▶ REQUIREMENTS
Restate the material word for word and leave out anything that is a picture.

.....

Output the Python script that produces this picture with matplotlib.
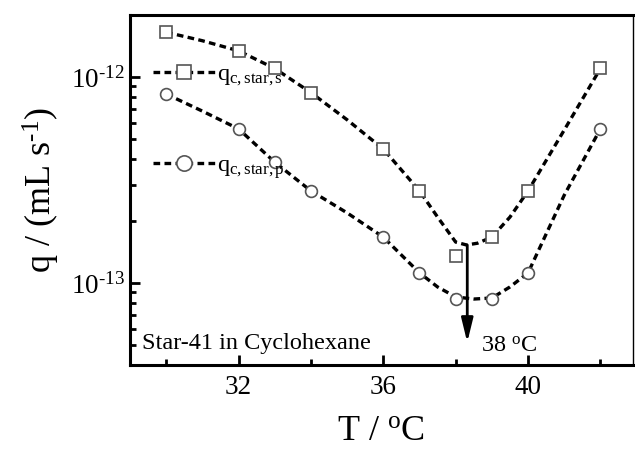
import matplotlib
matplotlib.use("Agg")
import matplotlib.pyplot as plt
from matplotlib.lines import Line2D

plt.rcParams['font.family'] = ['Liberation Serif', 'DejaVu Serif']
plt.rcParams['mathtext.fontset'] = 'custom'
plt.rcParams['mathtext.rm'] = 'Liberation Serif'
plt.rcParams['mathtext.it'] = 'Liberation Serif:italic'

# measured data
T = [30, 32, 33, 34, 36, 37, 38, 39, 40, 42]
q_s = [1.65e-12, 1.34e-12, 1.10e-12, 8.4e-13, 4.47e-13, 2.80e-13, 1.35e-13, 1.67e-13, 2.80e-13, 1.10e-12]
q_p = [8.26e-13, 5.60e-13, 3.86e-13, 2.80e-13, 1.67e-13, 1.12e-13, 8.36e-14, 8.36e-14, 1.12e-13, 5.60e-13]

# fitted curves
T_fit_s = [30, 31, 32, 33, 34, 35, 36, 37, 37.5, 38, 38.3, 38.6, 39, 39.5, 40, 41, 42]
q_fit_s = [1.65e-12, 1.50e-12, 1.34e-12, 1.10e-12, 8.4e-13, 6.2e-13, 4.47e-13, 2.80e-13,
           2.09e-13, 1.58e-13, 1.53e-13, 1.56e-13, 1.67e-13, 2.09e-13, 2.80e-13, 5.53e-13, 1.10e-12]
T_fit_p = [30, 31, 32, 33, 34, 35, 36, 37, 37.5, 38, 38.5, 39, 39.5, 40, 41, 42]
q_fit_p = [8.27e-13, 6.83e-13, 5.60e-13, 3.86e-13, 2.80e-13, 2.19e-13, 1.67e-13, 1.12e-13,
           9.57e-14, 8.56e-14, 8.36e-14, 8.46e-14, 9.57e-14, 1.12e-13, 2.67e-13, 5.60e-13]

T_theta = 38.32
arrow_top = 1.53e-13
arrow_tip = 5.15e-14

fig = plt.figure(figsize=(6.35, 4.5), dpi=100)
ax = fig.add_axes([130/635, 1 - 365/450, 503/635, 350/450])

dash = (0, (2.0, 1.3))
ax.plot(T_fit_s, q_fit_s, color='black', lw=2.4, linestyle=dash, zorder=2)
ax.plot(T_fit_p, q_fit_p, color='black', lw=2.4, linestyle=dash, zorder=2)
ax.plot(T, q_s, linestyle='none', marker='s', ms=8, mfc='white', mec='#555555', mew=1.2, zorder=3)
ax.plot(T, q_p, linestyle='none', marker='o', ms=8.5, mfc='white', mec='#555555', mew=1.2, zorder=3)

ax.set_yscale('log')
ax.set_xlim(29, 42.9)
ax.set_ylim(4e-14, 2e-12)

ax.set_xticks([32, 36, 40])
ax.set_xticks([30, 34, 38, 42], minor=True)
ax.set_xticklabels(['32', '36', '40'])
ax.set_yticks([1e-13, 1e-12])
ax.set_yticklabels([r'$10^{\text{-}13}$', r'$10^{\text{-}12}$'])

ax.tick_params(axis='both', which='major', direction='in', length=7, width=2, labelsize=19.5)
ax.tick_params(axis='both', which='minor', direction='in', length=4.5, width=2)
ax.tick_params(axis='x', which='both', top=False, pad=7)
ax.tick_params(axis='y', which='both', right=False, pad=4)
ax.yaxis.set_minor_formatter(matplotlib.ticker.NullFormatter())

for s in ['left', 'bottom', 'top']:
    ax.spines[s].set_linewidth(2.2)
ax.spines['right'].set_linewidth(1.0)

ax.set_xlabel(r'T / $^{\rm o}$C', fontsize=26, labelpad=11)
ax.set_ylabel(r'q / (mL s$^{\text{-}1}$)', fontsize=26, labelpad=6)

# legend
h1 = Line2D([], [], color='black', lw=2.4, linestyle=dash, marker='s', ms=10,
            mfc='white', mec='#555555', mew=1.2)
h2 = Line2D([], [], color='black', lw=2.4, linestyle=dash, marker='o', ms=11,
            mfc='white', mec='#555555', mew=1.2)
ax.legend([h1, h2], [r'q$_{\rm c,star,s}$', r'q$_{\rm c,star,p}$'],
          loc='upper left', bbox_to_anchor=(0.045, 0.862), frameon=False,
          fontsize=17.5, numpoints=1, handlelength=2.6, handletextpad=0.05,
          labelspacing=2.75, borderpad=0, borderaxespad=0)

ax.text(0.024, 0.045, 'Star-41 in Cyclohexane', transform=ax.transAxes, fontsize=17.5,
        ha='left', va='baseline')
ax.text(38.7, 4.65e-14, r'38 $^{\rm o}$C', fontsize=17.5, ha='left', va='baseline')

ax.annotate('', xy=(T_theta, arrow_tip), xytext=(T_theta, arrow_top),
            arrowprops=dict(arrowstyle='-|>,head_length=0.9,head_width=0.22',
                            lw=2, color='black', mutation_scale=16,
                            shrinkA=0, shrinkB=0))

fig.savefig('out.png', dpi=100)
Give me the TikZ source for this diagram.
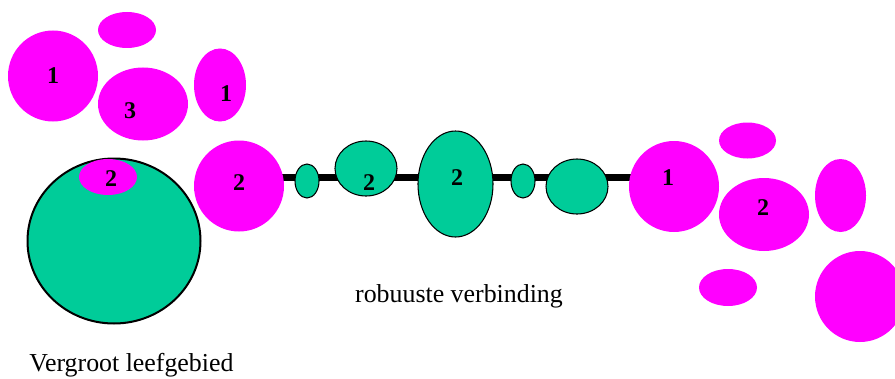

.....

▶ FINAL ANSWER
Output the Python script that produces this picture with matplotlib.
import matplotlib
matplotlib.use("Agg")
import matplotlib.pyplot as plt
from matplotlib.lines import Line2D

plt.rcParams['font.family'] = ['Liberation Serif', 'DejaVu Serif']
plt.rcParams['mathtext.fontset'] = 'custom'
plt.rcParams['mathtext.rm'] = 'Liberation Serif'
plt.rcParams['mathtext.it'] = 'Liberation Serif:italic'

# measured data
T = [30, 32, 33, 34, 36, 37, 38, 39, 40, 42]
q_s = [1.65e-12, 1.34e-12, 1.10e-12, 8.4e-13, 4.47e-13, 2.80e-13, 1.35e-13, 1.67e-13, 2.80e-13, 1.10e-12]
q_p = [8.26e-13, 5.60e-13, 3.86e-13, 2.80e-13, 1.67e-13, 1.12e-13, 8.36e-14, 8.36e-14, 1.12e-13, 5.60e-13]

# fitted curves
T_fit_s = [30, 31, 32, 33, 34, 35, 36, 37, 37.5, 38, 38.3, 38.6, 39, 39.5, 40, 41, 42]
q_fit_s = [1.65e-12, 1.50e-12, 1.34e-12, 1.10e-12, 8.4e-13, 6.2e-13, 4.47e-13, 2.80e-13,
           2.09e-13, 1.58e-13, 1.53e-13, 1.56e-13, 1.67e-13, 2.09e-13, 2.80e-13, 5.53e-13, 1.10e-12]
T_fit_p = [30, 31, 32, 33, 34, 35, 36, 37, 37.5, 38, 38.5, 39, 39.5, 40, 41, 42]
q_fit_p = [8.27e-13, 6.83e-13, 5.60e-13, 3.86e-13, 2.80e-13, 2.19e-13, 1.67e-13, 1.12e-13,
           9.57e-14, 8.56e-14, 8.36e-14, 8.46e-14, 9.57e-14, 1.12e-13, 2.67e-13, 5.60e-13]

T_theta = 38.32
arrow_top = 1.53e-13
arrow_tip = 5.15e-14

fig = plt.figure(figsize=(6.35, 4.5), dpi=100)
ax = fig.add_axes([130/635, 1 - 365/450, 503/635, 350/450])

dash = (0, (2.0, 1.3))
ax.plot(T_fit_s, q_fit_s, color='black', lw=2.4, linestyle=dash, zorder=2)
ax.plot(T_fit_p, q_fit_p, color='black', lw=2.4, linestyle=dash, zorder=2)
ax.plot(T, q_s, linestyle='none', marker='s', ms=8, mfc='white', mec='#555555', mew=1.2, zorder=3)
ax.plot(T, q_p, linestyle='none', marker='o', ms=8.5, mfc='white', mec='#555555', mew=1.2, zorder=3)

ax.set_yscale('log')
ax.set_xlim(29, 42.9)
ax.set_ylim(4e-14, 2e-12)

ax.set_xticks([32, 36, 40])
ax.set_xticks([30, 34, 38, 42], minor=True)
ax.set_xticklabels(['32', '36', '40'])
ax.set_yticks([1e-13, 1e-12])
ax.set_yticklabels([r'$10^{\text{-}13}$', r'$10^{\text{-}12}$'])

ax.tick_params(axis='both', which='major', direction='in', length=7, width=2, labelsize=19.5)
ax.tick_params(axis='both', which='minor', direction='in', length=4.5, width=2)
ax.tick_params(axis='x', which='both', top=False, pad=7)
ax.tick_params(axis='y', which='both', right=False, pad=4)
ax.yaxis.set_minor_formatter(matplotlib.ticker.NullFormatter())

for s in ['left', 'bottom', 'top']:
    ax.spines[s].set_linewidth(2.2)
ax.spines['right'].set_linewidth(1.0)

ax.set_xlabel(r'T / $^{\rm o}$C', fontsize=26, labelpad=11)
ax.set_ylabel(r'q / (mL s$^{\text{-}1}$)', fontsize=26, labelpad=6)

# legend
h1 = Line2D([], [], color='black', lw=2.4, linestyle=dash, marker='s', ms=10,
            mfc='white', mec='#555555', mew=1.2)
h2 = Line2D([], [], color='black', lw=2.4, linestyle=dash, marker='o', ms=11,
            mfc='white', mec='#555555', mew=1.2)
ax.legend([h1, h2], [r'q$_{\rm c,star,s}$', r'q$_{\rm c,star,p}$'],
          loc='upper left', bbox_to_anchor=(0.045, 0.862), frameon=False,
          fontsize=17.5, numpoints=1, handlelength=2.6, handletextpad=0.05,
          labelspacing=2.75, borderpad=0, borderaxespad=0)

ax.text(0.024, 0.045, 'Star-41 in Cyclohexane', transform=ax.transAxes, fontsize=17.5,
        ha='left', va='baseline')
ax.text(38.7, 4.65e-14, r'38 $^{\rm o}$C', fontsize=17.5, ha='left', va='baseline')

ax.annotate('', xy=(T_theta, arrow_tip), xytext=(T_theta, arrow_top),
            arrowprops=dict(arrowstyle='-|>,head_length=0.9,head_width=0.22',
                            lw=2, color='black', mutation_scale=16,
                            shrinkA=0, shrinkB=0))

fig.savefig('out.png', dpi=100)
Give me the TikZ source for this diagram.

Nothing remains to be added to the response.